The opening night, in September 2000, brought Sturm Graz to Ibrox, and Rangers announced their intent in spectacular fashion. Under the lights, Advocaat’s side delivered a statement performance, dismantling the Austrians to record their biggest ever win in a Champions League group stage match, a margin that remains unbeaten at the time of writing.
Rangers lined up on the night with Stefan Klos behind a back four of Claudio Reyna, Bert Konterman, Lorenzo Amoruso, and Arthur Numan. An attack-minded midfield and forward line was made up of Barry Ferguson, Giovanni Van Bronckhorst, Jörg Albertz, Allan Johnston, Michael Mols, and recent signing Ronald De Boer.
And that eleven wasted no time in stamping their authority on the contest, taking the lead inside eight minutes. De Boer showed great determination to keep the ball in play and cut it back into the box, where Mols was perfectly placed to side-foot home for 1–0.
It was 2–0 just ten minutes later. Johnstone’s near-post cross was met by de Boer, who stole a march on his marker and finished from close range.
By the half-hour mark, the game was effectively over. Van Bronckhorst teed up Albertz, and the German drilled a low strike beyond the keeper from 15 yards to put Rangers 3-0 up.
The second half saw Advocaat’s men in cruise control, but they still found time to add to the scoring. On 70 minutes, de Boer again provided the spark, slipping a pass to van Bronckhorst who bulleted home in almost identical fashion to the goal he had created for Albertz earlier.
Further gloss was put on the scoreline with five minutes to play. Substitute Billy Dodds latched onto van Bronckhorst’s intelligent through ball and produced a delightful chip from the edge of the area, lifting it over the keeper to round off an exceptional 5-0 victory.

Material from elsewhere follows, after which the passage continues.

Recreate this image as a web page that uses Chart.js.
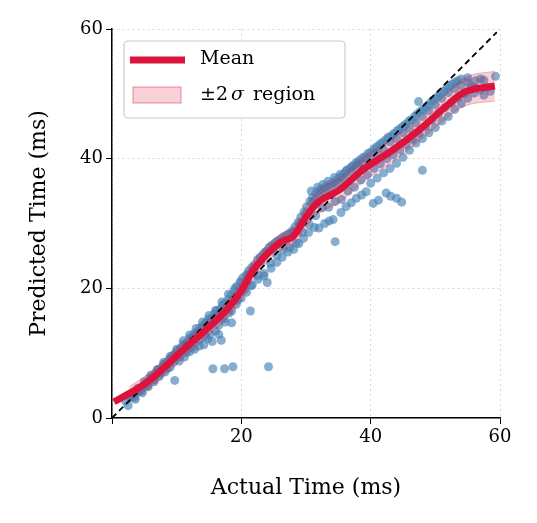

Rangers built on their flying start to the 2000/01 group stage, following up the 5–0 demolition of Sturm Graz with an impressive 1–0 win away to Monaco, sealed by a late van Bronckhorst strike. At that point, qualification looked almost certain. But momentum stalled when just a single point was taken from the double-header against Galatasaray, and worse followed with a dismal 2–0 defeat in Austria to the very side Rangers had destroyed only weeks earlier.
It all came down to the final group match at Ibrox against Monaco. Victory would see Rangers into the second group phase for the first time, while defeat meant elimination at the same stage for a second successive year. A draw might even have been enough, depending on the results elsewhere. In the end, it wasn’t to be. A late Monaco equaliser snatched a 2–2 draw, while Galatasaray and Sturm Graz also played out a draw in Istanbul, another 2-2, meaning both the Turks and the Austrians progressed. In doing so, dropped into the UEFA Cup, where they faced Kaiserslautern. A strong 1–0 first-leg win at Ibrox put them in a good position to qualify, but the Germans dominated the second leg, winning 3-0 on the night, 3-1 on aggregate to end Rangers’ European journey.

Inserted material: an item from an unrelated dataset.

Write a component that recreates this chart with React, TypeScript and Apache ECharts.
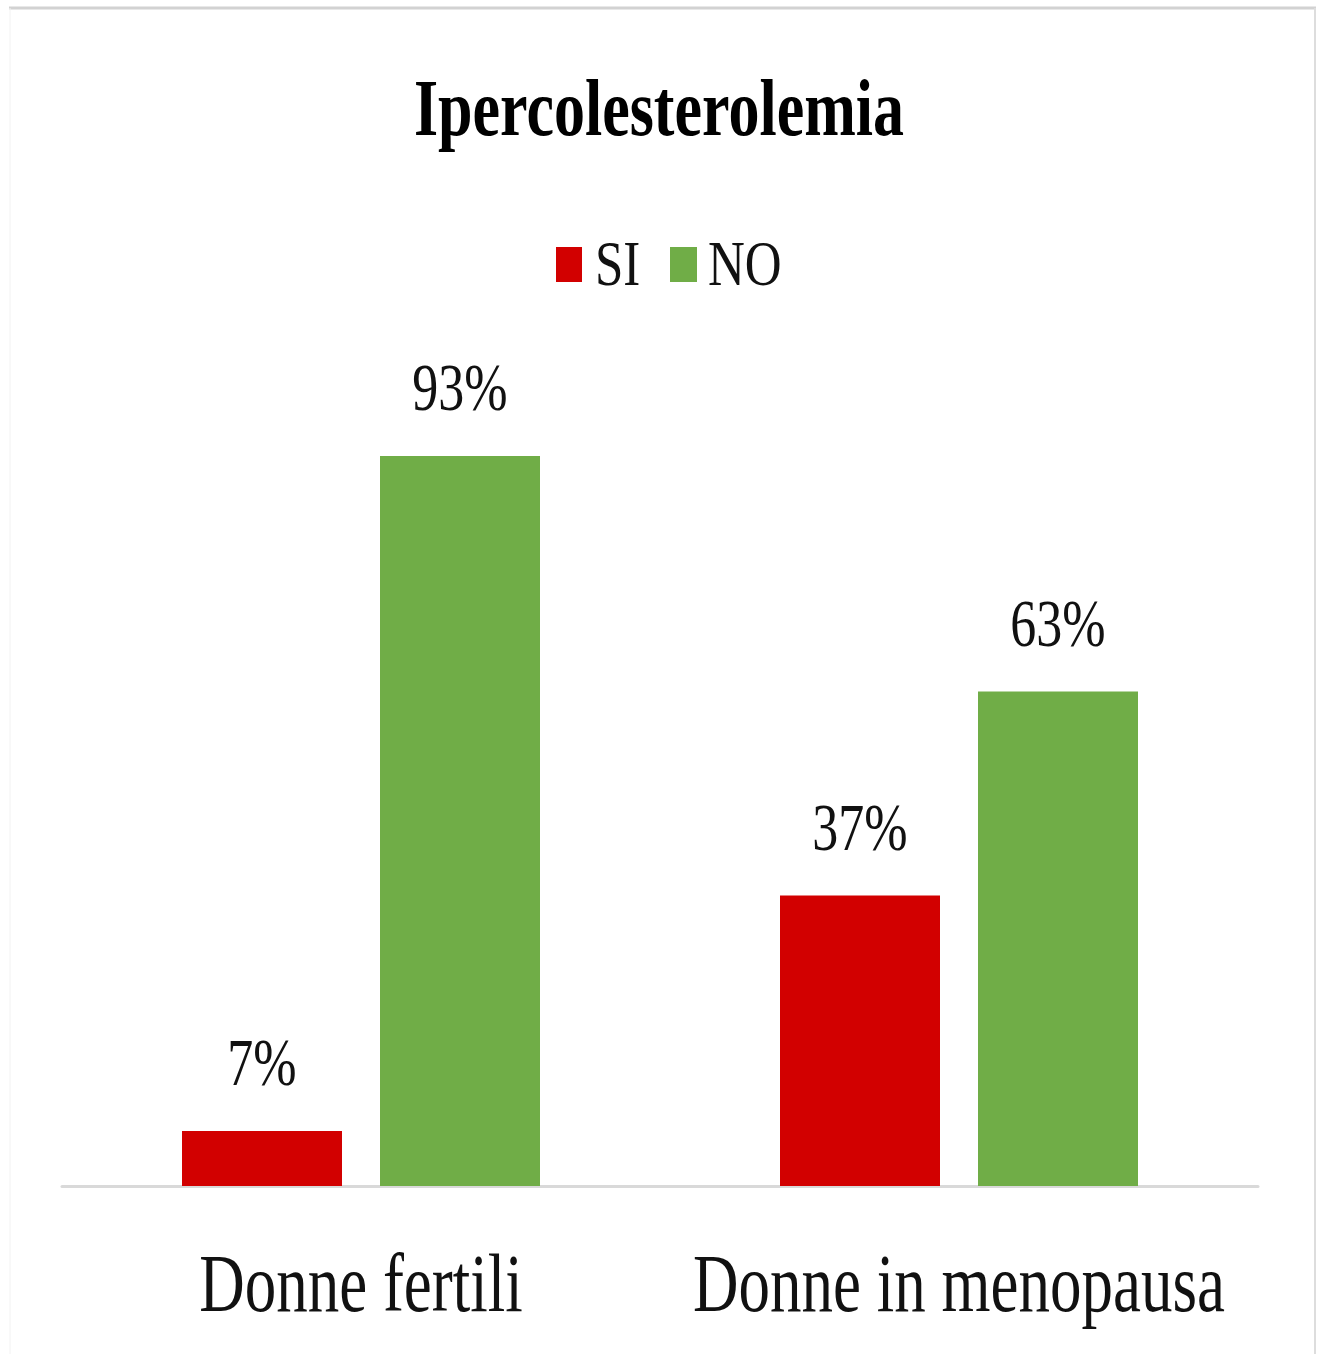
import React, { useEffect, useRef } from "react";
import * as echarts from "echarts";

const titleText = "Ipercolesterolemia";
const categories = ["Donne fertili", "Donne in menopausa"];
const seriesNames = ["SI", "NO"];
const siValues = [7, 37];
const noValues = [93, 63];
const seriesColors = ["#D20000", "#70AD47"];

const FONT = '"Liberation Serif", "Times New Roman", serif';
const BAR_WIDTH = 160;
const BAR_GAP_PX = 38;
const HALF_STEP = (BAR_WIDTH + BAR_GAP_PX) / 2;

function valueLabelSeries(values: number[], offset: number) {
  return {
    type: "custom",
    clip: false,
    silent: true,
    z: 5,
    data: values.map((v, i) => [i, v]),
    renderItem: (params: any, api: any) => {
      const c = api.coord([api.value(0), api.value(1)]);
      return {
        type: "text",
        x: c[0] + offset,
        y: c[1] - 68,
        scaleY: 1.29,
        style: {
          text: `${api.value(1)}%`,
          font: `52px ${FONT}`,
          fill: "#111",
          align: "center",
          verticalAlign: "middle",
        },
      };
    },
  };
}

export default function App() {
  const ref = useRef<HTMLDivElement>(null);
  useEffect(() => {
    if (!ref.current) return;
    const chart = echarts.init(ref.current, undefined, { renderer: "svg" });
    chart.setOption({
      animation: false,
      backgroundColor: "#ffffff",
      grid: { left: 62, right: 64, top: 401, bottom: 168 },
      xAxis: {
        type: "category",
        data: categories,
        axisLine: { show: true, lineStyle: { color: "#D9D9D9", width: 3 } },
        axisTick: { show: false },
        axisLabel: { show: false },
      },
      yAxis: {
        type: "value",
        min: 0,
        max: 100,
        show: false,
        splitLine: { show: false },
      },
      series: [
        {
          name: seriesNames[0],
          type: "bar",
          data: siValues,
          barWidth: BAR_WIDTH,
          barGap: `${(BAR_GAP_PX / BAR_WIDTH) * 100}%`,
          itemStyle: { color: seriesColors[0] },
        },
        {
          name: seriesNames[1],
          type: "bar",
          data: noValues,
          barWidth: BAR_WIDTH,
          barGap: `${(BAR_GAP_PX / BAR_WIDTH) * 100}%`,
          itemStyle: { color: seriesColors[1] },
        },
        valueLabelSeries(siValues, -HALF_STEP),
        valueLabelSeries(noValues, HALF_STEP),
        {
          type: "custom",
          clip: false,
          silent: true,
          data: categories.map((_, i) => [i, 0]),
          renderItem: (params: any, api: any) => {
            const c = api.coord([api.value(0), api.value(1)]);
            return {
              type: "text",
              x: c[0],
              y: c[1] + 97,
              scaleY: 1.32,
              style: {
                text: categories[params.dataIndex],
                font: `63px ${FONT}`,
                fill: "#111",
                align: "center",
                verticalAlign: "middle",
              },
            };
          },
        },
      ],
      graphic: [
        { type: "line", shape: { x1: 9, y1: 8, x2: 1316, y2: 8 }, style: { stroke: "#D2D2D2", lineWidth: 3 } },
        { type: "line", shape: { x1: 1315, y1: 8, x2: 1315, y2: 1354 }, style: { stroke: "#DDDDDD", lineWidth: 2 } },
        { type: "line", shape: { x1: 10, y1: 8, x2: 10, y2: 1354 }, style: { stroke: "#F2F2F2", lineWidth: 1 } },
        {
          type: "text",
          x: 659,
          y: 108.5,
          scaleY: 1.3,
          style: {
            text: titleText,
            font: `bold 62px ${FONT}`,
            fill: "#000",
            align: "center",
            verticalAlign: "middle",
          },
        },
        { type: "rect", shape: { x: 556, y: 247, width: 26, height: 35 }, style: { fill: seriesColors[0] } },
        {
          type: "text",
          x: 595,
          y: 263.5,
          scaleY: 1.25,
          style: { text: seriesNames[0], font: `51px ${FONT}`, fill: "#111", align: "left", verticalAlign: "middle" },
        },
        { type: "rect", shape: { x: 670, y: 247, width: 27, height: 35 }, style: { fill: seriesColors[1] } },
        {
          type: "text",
          x: 708,
          y: 263.5,
          scaleY: 1.25,
          style: { text: seriesNames[1], font: `51px ${FONT}`, fill: "#111", align: "left", verticalAlign: "middle" },
        },
      ],
    });
    return () => chart.dispose();
  }, []);
  return (
    <div
      ref={ref}
      style={{ position: "absolute", left: 0, top: 0, width: 1322, height: 1354 }}
    />
  );
}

It was a disappointing conclusion to a campaign that had promised so much, but that opening night hammering of Sturm Graz still shines as one of Rangers’ great European performances.
Fast-forward to the present, and the current Rangers squad now prepares to travel to Austria to face the same opponents in the Europa League. Supporters will be hoping history repeats itself, and that another famous victory against Sturm Graz can be claimed to help kickstart the 2025/26 European campaign.